Exacto. É por isso que temos de ver o que se passou com a Inquisição, sobretudo porque esses cripto-judeus formavam boa parte não só da burguesia mercantil mas também eram artesãos e muitos deles integravam a elite intelectual do país. Com a Inquisição essa camada da população empobrece e os comerciantes são substituídos por estrangeiros, ingleses e franceses. Gradualmente, sobretudo no século XVII, Portugal foi ficando dependente do estrangeiro devido à acção da Inquisição. É neste quadro, que cruza os séculos XVI e XVII, que se pode dizer que a Inquisição enfraqueceu Portugal ao destruir uma parte importante, senão fundamental, da sua elite mercantil e intelectual.

Imagem gentilmente cedida pela Câmara Municipal de Trancoso. Julho de 2010.


O poder real não interveio porquê? Interessava-lhe? Não podia?
contraditórias e levou a soluções de compromisso economicamente insatisfatórias. Isto mesmo tendo podido contar com o apoio dos Jesuítas que, no século XVII, queriam limitar o poder do Santo Ofício e, em Portugal, tiveram uma voz tão distinta como a do Padre António Vieira. Nas colónias, por exemplo, os jesuítas procuraram proteger os cristãos-novos porque perceberam que eram muito importantes para o desenvolvimento das colónias, em especial no Brasil. O conflito foi longo, durou várias décadas após a Restauração de 1640, mas a vitória acabou por ser a das forças mais conservadoras.
Os judeus começaram a regressar a Portugal no início do século XIX, formando comunidades pequenas, as primeiras em Lisboa e nos Açores, só que isso sucede quando na Europa estava a surgir um novo tipo de anti-semitismo, baseado na raça. Como explica?
O liberalismo em Portugal entrou de forma lenta e incompleta e, até ao fim da Monarquia Constitucional, a única religião aceite continuou a ser o catolicismo. A prática do judaísmo era, contudo, permitida aos estrangeiros e começou logo após as invasões francesas, altura em que já havia uma pequena sinagoga em Lisboa, algo impensável em Espanha. Eram grupos pequenos, sobretudo de comerciantes e ligados a negócios com o Reino Unido. Quando, por fim, depois da revolução do 5 de Outubro, o judaísmo foi reconhecido como religião de corpo inteiro, Portugal já se transformara num país de emigrantes, num país pobre que dificilmente poderia atrair grandes comunidades estrangeiras.
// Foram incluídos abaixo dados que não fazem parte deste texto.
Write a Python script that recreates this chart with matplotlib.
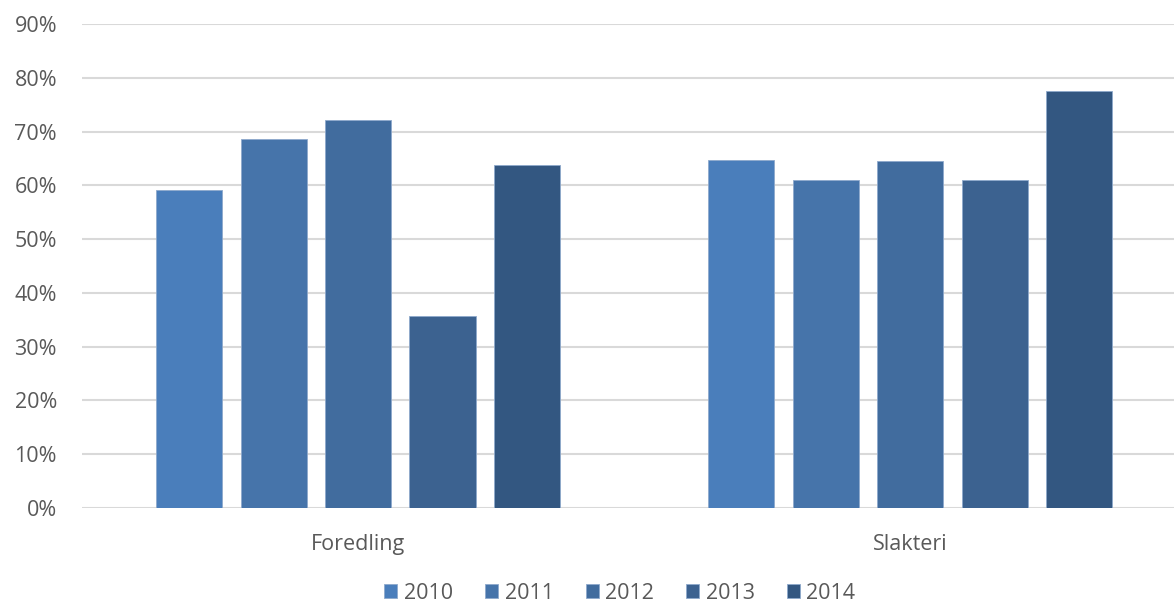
import numpy as np
import matplotlib.pyplot as plt
from matplotlib.ticker import PercentFormatter

categories = ['Foredling', 'Slakteri']
years = ['2010', '2011', '2012', '2013', '2014']
vals_2010 = [59.2, 64.8]
vals_2011 = [68.6, 60.9]
vals_2012 = [72.2, 64.6]
vals_2013 = [35.7, 60.9]
vals_2014 = [63.8, 77.6]
series = [vals_2010, vals_2011, vals_2012, vals_2013, vals_2014]
colors = ['#4A7EBB', '#4674AA', '#416C9E', '#3C6290', '#335781']

plt.rcParams['font.family'] = ['Open Sans', 'DejaVu Sans']

fig = plt.figure(figsize=(11.74, 6.05), dpi=100)
ax = fig.add_axes([82/1174, 1 - 508/605, 1 - 82/1174, 484/605])

x = np.arange(len(categories))
step = 0.153
w = 0.1196
for i, (yr, v, c) in enumerate(zip(years, series, colors)):
    ax.bar(x + (i - 2) * step, v, width=w, color=c, edgecolor='#8EA9CC',
           linewidth=0.6, label=yr, zorder=3)

ax.set_xlim(-0.5, 1.478)
ax.set_ylim(0, 90)
ax.set_yticks(np.arange(0, 91, 10))
ax.yaxis.set_major_formatter(PercentFormatter(decimals=0))
ax.set_xticks(x)
ax.set_xticklabels(categories)
ax.grid(axis='y', color='#D9D9D9', linewidth=1.5, zorder=0)
for s in ax.spines.values():
    s.set_visible(False)
ax.tick_params(axis='y', length=0, pad=18, labelsize=15.5, labelcolor='#595959')
ax.tick_params(axis='x', length=0, pad=19, labelsize=15.5, labelcolor='#595959')

leg = fig.legend(loc='lower center', bbox_to_anchor=(0.528, -0.03), ncol=5,
                 frameon=False, fontsize=15.5, handlelength=0.6, handleheight=0.6,
                 handletextpad=0.3, columnspacing=1.5)
for t in leg.get_texts():
    t.set_color('#595959')

fig.savefig('out.png', dpi=100)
Imagem gentilmente cedida pela Câmara Municipal de Trancoso. Julho de 2010.

Contudo teria sido possível que os judeus que tinham saído de Portugal, que até tinham mantido as tradições e a língua, regressassem ao país dos seus antepassados. Não o fizeram, mesmo quando a ameaça nazi se foi tornando cada vez mais clara. Porquê?
Historicamente Portugal teria podido proteger muitos dos judeus de origem portuguesa, mas não o fez. Paradoxalmente isso não se passou em Espanha, onde no final do século XIX houve um movimento de redescoberta dos judeus sefarditas do exílio que funcionaram como "embaixadores" do país na diáspora. Talvez isso tivesse sucedido por a Espanha ter sofrido, em 1898, o choque do fim do Império e Portugal não... Mesmo assim Portugal, quando Hitler já estava no poder, teria podido salvar milhares de judeus descendentes dos que tinham partido séculos antes, mas Salazar nada fez e as comunidades que existiam em Bordéus, em Amesterdão ou em Salónica, por exemplo, foram completamente destruídas.
Quando os judeus são expulsos de Portugal também ainda vivia cá uma significativa comunidade muçulmana. O que é que lhe aconteceu?
O édito não visava apenas os judeus, também obrigava os muçulmanos a partirem. Contudo essa comunidade não só era muito mais pequena como, do ponto de vista económico e cultural, tinha muito menos influência. As consequências da sua saída seriam sempre menos importantes. Para além de que, como escreveu Damião de Góis, houve sempre uma grande diferença no tratamento dos judeus e dos muçulmanos porque estes tinham estados poderosos que poderiam defendê-los. Os judeus é que não tinham quem os defendesse.
Por outro lado, nas zonas rurais, era comum os muçulmanos converterem-se ao cristianismo, e os cristãos ao Islão, conforme o poder do momento. Já os judeus, habituados a viver em minoria, resistiam mais a mudar de religião. Isso vê-se bem nos autos da Inquisição, onde também os casos de cripto-islamismo são muito menos numerosos do que os processos por cripto-judaismo.